Kerf: The width of grove made by a cutting tool. (The American Heritage Dictionary)
The width of a kerf varies depending on the cutting tool being used. The kerf can be less than 1/16” inch when cutting with jeweler’s saws or as large as ¼” or more when utilizing CNC routers. Depending on the process used and the precision required, offsetting the cut to prevent removing excess material may be necessary. Nesting patterns are especially sensitive to the effect of kerf because material is removed symmetrically from both parts. As a result it is often impossible to simultaneously cut tight fitting interlocking parts when they share the kerf of a cutter.

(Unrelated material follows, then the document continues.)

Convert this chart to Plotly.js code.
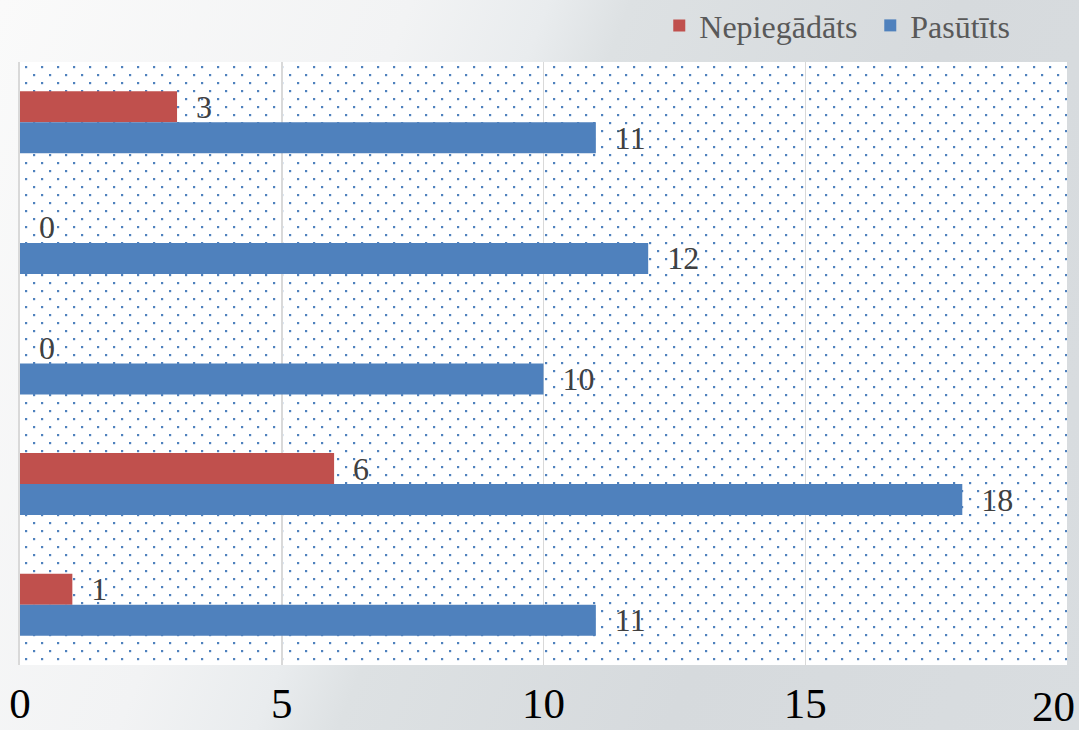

One tool capable of cutting tight fitting nesting parts is laser cutters. This useful link shows how to determine the kerf of a laser cutter.
Rip Cutting: Rip cuts are cutting operations made parallel to the direction of the grain.
Table saws and band saws are frequently used for rip cuts.
Cross Cutting: Cross cuts are cutting operations made parallel to the grain. As the cutter encounters the fibers of the wood at their strongest, slower feed rates are required for quality cuts.
Miter saws and radial arm saws and band saws are frequently used for cross cuts. Table Saws are also used for cross cutting when fitted with cross cut sleds and blades. It is also worth mentioning that when cutting plywood, due to the alternating grain directions of the plys, any cutting direction will behave like a crosscut.